--- Begin SOURCE MATERIAL ---

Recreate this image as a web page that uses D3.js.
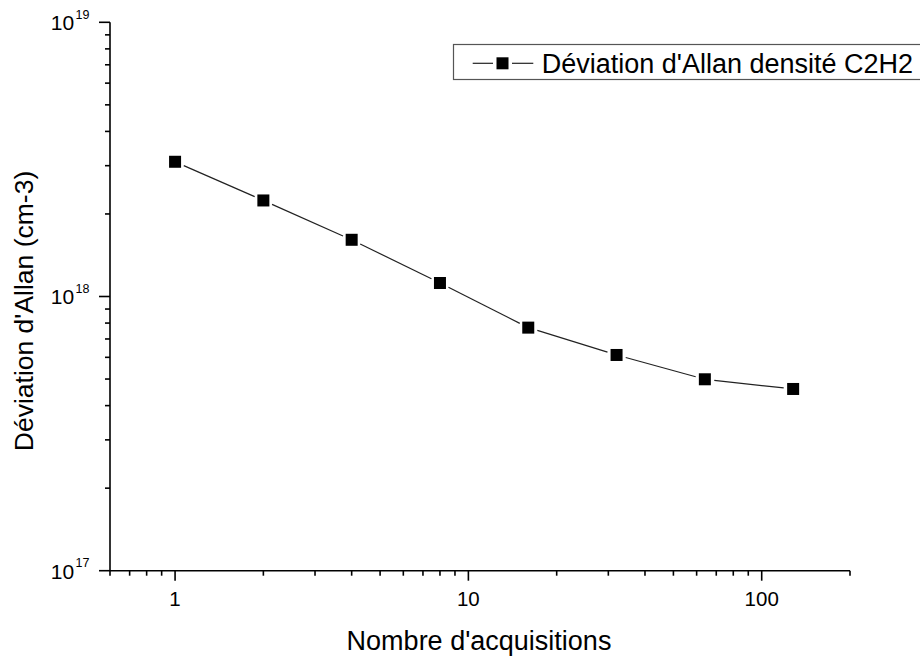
<!DOCTYPE html>
<html>
<head>
<meta charset="utf-8">
<script src="https://cdn.jsdelivr.net/npm/d3@7"></script>
<style>
  html, body { margin: 0; padding: 0; background: #fff; }
  svg { display: block; font-family: "Liberation Sans", Arial, sans-serif; }
</style>
</head>
<body>
<svg id="chart" width="920" height="657"></svg>
<script>
// Data
const acquisitions = [1, 2, 4, 8, 16, 32, 64, 128];
const allanDeviation = [3.10e18, 2.24e18, 1.61e18, 1.12e18, 7.70e17, 6.12e17, 4.99e17, 4.60e17];
const xTickValues = [1, 10, 100];
const xTickLabels = ["1", "10", "100"];
const yTickValues = [1e17, 1e18, 1e19];
const yTickExponents = ["17", "18", "19"];
const seriesName = "Déviation d'Allan densité C2H2";
const xTitle = "Nombre d'acquisitions";
const yTitle = "Déviation d'Allan (cm-3)";

(function () {
const svg = d3.select("#chart");
const pLeft = 110, pRight = 850, pTop = 22.3, pBottom = 570.7;

const x = d3.scaleLog().domain([0.6, 200]).range([pLeft, pRight]);
const y = d3.scaleLog().domain([1e17, 1e19]).range([pBottom, pTop]);

// minor ticks
const xMinor = [];
for (let e = -1; e <= 2; e++) for (let m = 1; m <= 9; m++) {
  const v = +(m * Math.pow(10, e)).toPrecision(6);
  if (v >= 0.6 - 1e-9 && v <= 200 + 1e-9 && !xTickValues.includes(v)) xMinor.push(v);
}
const yMinor = [];
for (let e = 17; e <= 18; e++) for (let m = 2; m <= 9; m++) yMinor.push(m * Math.pow(10, e));

const axisColor = "#000";
// X axis
const gx = svg.append("g");
gx.append("line").attr("x1", pLeft).attr("x2", pRight).attr("y1", pBottom).attr("y2", pBottom)
  .attr("stroke", axisColor).attr("stroke-width", 1.6);
gx.selectAll("line.minor").data(xMinor).enter().append("line").attr("class", "minor")
  .attr("x1", d => x(d)).attr("x2", d => x(d)).attr("y1", pBottom).attr("y2", pBottom + 5)
  .attr("stroke", axisColor).attr("stroke-width", 1.6);
gx.selectAll("line.major").data(xTickValues).enter().append("line").attr("class", "major")
  .attr("x1", d => x(d)).attr("x2", d => x(d)).attr("y1", pBottom).attr("y2", pBottom + 10)
  .attr("stroke", axisColor).attr("stroke-width", 1.6);
gx.selectAll("text").data(xTickValues).enter().append("text")
  .attr("x", d => x(d)).attr("y", 605.7).attr("text-anchor", "middle")
  .attr("font-size", 20.5).attr("fill", "#000").text((d, i) => xTickLabels[i]);

// Y axis
const gy = svg.append("g");
gy.append("line").attr("x1", pLeft).attr("x2", pLeft).attr("y1", pTop).attr("y2", pBottom)
  .attr("stroke", axisColor).attr("stroke-width", 1.6);
gy.selectAll("line.minor").data(yMinor).enter().append("line").attr("class", "minor")
  .attr("x1", pLeft - 5).attr("x2", pLeft).attr("y1", d => y(d)).attr("y2", d => y(d))
  .attr("stroke", axisColor).attr("stroke-width", 1.6);
gy.selectAll("line.major").data(yTickValues).enter().append("line").attr("class", "major")
  .attr("x1", pLeft - 11).attr("x2", pLeft).attr("y1", d => y(d)).attr("y2", d => y(d))
  .attr("stroke", axisColor).attr("stroke-width", 1.6);
const yl = gy.selectAll("text").data(yTickValues).enter().append("text")
  .attr("x", 89.5).attr("y", d => y(d) + 7.9).attr("text-anchor", "end")
  .attr("font-size", 21).attr("fill", "#000");
yl.append("tspan").text("10");
yl.append("tspan").attr("font-size", 12.5).attr("dx", 1.5).attr("dy", -11.7).text((d, i) => yTickExponents[i]);

// Titles
svg.append("text").attr("x", 479).attr("y", 650).attr("text-anchor", "middle")
  .attr("font-size", 27).attr("fill", "#000").text(xTitle);
svg.append("text").attr("transform", "translate(33,311) rotate(-90)").attr("text-anchor", "middle")
  .attr("font-size", 26.5).attr("fill", "#000").text(yTitle);

// Series line (segments with small gaps near markers)
const pts = acquisitions.map((a, i) => [x(a), y(allanDeviation[i])]);
const gap = 9.5;
const segs = [];
for (let i = 0; i < pts.length - 1; i++) {
  const [x0, y0] = pts[i], [x1, y1] = pts[i + 1];
  const len = Math.hypot(x1 - x0, y1 - y0);
  const ux = (x1 - x0) / len, uy = (y1 - y0) / len;
  segs.push([x0 + ux * gap, y0 + uy * gap, x1 - ux * gap, y1 - uy * gap]);
}
svg.append("g").selectAll("line").data(segs).enter().append("line")
  .attr("x1", d => d[0]).attr("y1", d => d[1]).attr("x2", d => d[2]).attr("y2", d => d[3])
  .attr("stroke", "#222").attr("stroke-width", 1.2);

const ms = 12;
svg.append("g").selectAll("rect").data(pts).enter().append("rect")
  .attr("x", d => d[0] - ms / 2).attr("y", d => d[1] - ms / 2)
  .attr("width", ms).attr("height", ms).attr("fill", "#000");

// Legend
const lg = svg.append("g");
lg.append("rect").attr("x", 453.5).attr("y", 44.5).attr("width", 480).attr("height", 35)
  .attr("fill", "#fff").attr("stroke", "#555").attr("stroke-width", 1.2);
const lgCx = 502.5, lgCy = 63.3;
[[472.7, lgCx - 9.5], [lgCx + 9.5, 533.3]].forEach(s => {
  lg.append("line").attr("x1", s[0]).attr("x2", s[1]).attr("y1", lgCy).attr("y2", lgCy)
    .attr("stroke", "#222").attr("stroke-width", 1.2);
});
lg.append("rect").attr("x", lgCx - 6).attr("y", lgCy - 6).attr("width", 12).attr("height", 12).attr("fill", "#000");
lg.append("text").attr("x", 541.7).attr("y", 73.3).attr("font-size", 27).attr("fill", "#000").text(seriesName);
})();
</script>
</body>
</html>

--- End SOURCE MATERIAL ---

▸ GOAL
Retype the data above exactly; pictures are not part of the copy.

▸ THE OUTPUT
Recreate this image as a web page that uses D3.js.
<!DOCTYPE html>
<html>
<head>
<meta charset="utf-8">
<script src="https://cdn.jsdelivr.net/npm/d3@7"></script>
<style>
  html, body { margin: 0; padding: 0; background: #fff; }
  svg { display: block; font-family: "Liberation Sans", Arial, sans-serif; }
</style>
</head>
<body>
<svg id="chart" width="920" height="657"></svg>
<script>
// Data
const acquisitions = [1, 2, 4, 8, 16, 32, 64, 128];
const allanDeviation = [3.10e18, 2.24e18, 1.61e18, 1.12e18, 7.70e17, 6.12e17, 4.99e17, 4.60e17];
const xTickValues = [1, 10, 100];
const xTickLabels = ["1", "10", "100"];
const yTickValues = [1e17, 1e18, 1e19];
const yTickExponents = ["17", "18", "19"];
const seriesName = "Déviation d'Allan densité C2H2";
const xTitle = "Nombre d'acquisitions";
const yTitle = "Déviation d'Allan (cm-3)";

(function () {
const svg = d3.select("#chart");
const pLeft = 110, pRight = 850, pTop = 22.3, pBottom = 570.7;

const x = d3.scaleLog().domain([0.6, 200]).range([pLeft, pRight]);
const y = d3.scaleLog().domain([1e17, 1e19]).range([pBottom, pTop]);

// minor ticks
const xMinor = [];
for (let e = -1; e <= 2; e++) for (let m = 1; m <= 9; m++) {
  const v = +(m * Math.pow(10, e)).toPrecision(6);
  if (v >= 0.6 - 1e-9 && v <= 200 + 1e-9 && !xTickValues.includes(v)) xMinor.push(v);
}
const yMinor = [];
for (let e = 17; e <= 18; e++) for (let m = 2; m <= 9; m++) yMinor.push(m * Math.pow(10, e));

const axisColor = "#000";
// X axis
const gx = svg.append("g");
gx.append("line").attr("x1", pLeft).attr("x2", pRight).attr("y1", pBottom).attr("y2", pBottom)
  .attr("stroke", axisColor).attr("stroke-width", 1.6);
gx.selectAll("line.minor").data(xMinor).enter().append("line").attr("class", "minor")
  .attr("x1", d => x(d)).attr("x2", d => x(d)).attr("y1", pBottom).attr("y2", pBottom + 5)
  .attr("stroke", axisColor).attr("stroke-width", 1.6);
gx.selectAll("line.major").data(xTickValues).enter().append("line").attr("class", "major")
  .attr("x1", d => x(d)).attr("x2", d => x(d)).attr("y1", pBottom).attr("y2", pBottom + 10)
  .attr("stroke", axisColor).attr("stroke-width", 1.6);
gx.selectAll("text").data(xTickValues).enter().append("text")
  .attr("x", d => x(d)).attr("y", 605.7).attr("text-anchor", "middle")
  .attr("font-size", 20.5).attr("fill", "#000").text((d, i) => xTickLabels[i]);

// Y axis
const gy = svg.append("g");
gy.append("line").attr("x1", pLeft).attr("x2", pLeft).attr("y1", pTop).attr("y2", pBottom)
  .attr("stroke", axisColor).attr("stroke-width", 1.6);
gy.selectAll("line.minor").data(yMinor).enter().append("line").attr("class", "minor")
  .attr("x1", pLeft - 5).attr("x2", pLeft).attr("y1", d => y(d)).attr("y2", d => y(d))
  .attr("stroke", axisColor).attr("stroke-width", 1.6);
gy.selectAll("line.major").data(yTickValues).enter().append("line").attr("class", "major")
  .attr("x1", pLeft - 11).attr("x2", pLeft).attr("y1", d => y(d)).attr("y2", d => y(d))
  .attr("stroke", axisColor).attr("stroke-width", 1.6);
const yl = gy.selectAll("text").data(yTickValues).enter().append("text")
  .attr("x", 89.5).attr("y", d => y(d) + 7.9).attr("text-anchor", "end")
  .attr("font-size", 21).attr("fill", "#000");
yl.append("tspan").text("10");
yl.append("tspan").attr("font-size", 12.5).attr("dx", 1.5).attr("dy", -11.7).text((d, i) => yTickExponents[i]);

// Titles
svg.append("text").attr("x", 479).attr("y", 650).attr("text-anchor", "middle")
  .attr("font-size", 27).attr("fill", "#000").text(xTitle);
svg.append("text").attr("transform", "translate(33,311) rotate(-90)").attr("text-anchor", "middle")
  .attr("font-size", 26.5).attr("fill", "#000").text(yTitle);

// Series line (segments with small gaps near markers)
const pts = acquisitions.map((a, i) => [x(a), y(allanDeviation[i])]);
const gap = 9.5;
const segs = [];
for (let i = 0; i < pts.length - 1; i++) {
  const [x0, y0] = pts[i], [x1, y1] = pts[i + 1];
  const len = Math.hypot(x1 - x0, y1 - y0);
  const ux = (x1 - x0) / len, uy = (y1 - y0) / len;
  segs.push([x0 + ux * gap, y0 + uy * gap, x1 - ux * gap, y1 - uy * gap]);
}
svg.append("g").selectAll("line").data(segs).enter().append("line")
  .attr("x1", d => d[0]).attr("y1", d => d[1]).attr("x2", d => d[2]).attr("y2", d => d[3])
  .attr("stroke", "#222").attr("stroke-width", 1.2);

const ms = 12;
svg.append("g").selectAll("rect").data(pts).enter().append("rect")
  .attr("x", d => d[0] - ms / 2).attr("y", d => d[1] - ms / 2)
  .attr("width", ms).attr("height", ms).attr("fill", "#000");

// Legend
const lg = svg.append("g");
lg.append("rect").attr("x", 453.5).attr("y", 44.5).attr("width", 480).attr("height", 35)
  .attr("fill", "#fff").attr("stroke", "#555").attr("stroke-width", 1.2);
const lgCx = 502.5, lgCy = 63.3;
[[472.7, lgCx - 9.5], [lgCx + 9.5, 533.3]].forEach(s => {
  lg.append("line").attr("x1", s[0]).attr("x2", s[1]).attr("y1", lgCy).attr("y2", lgCy)
    .attr("stroke", "#222").attr("stroke-width", 1.2);
});
lg.append("rect").attr("x", lgCx - 6).attr("y", lgCy - 6).attr("width", 12).attr("height", 12).attr("fill", "#000");
lg.append("text").attr("x", 541.7).attr("y", 73.3).attr("font-size", 27).attr("fill", "#000").text(seriesName);
})();
</script>
</body>
</html>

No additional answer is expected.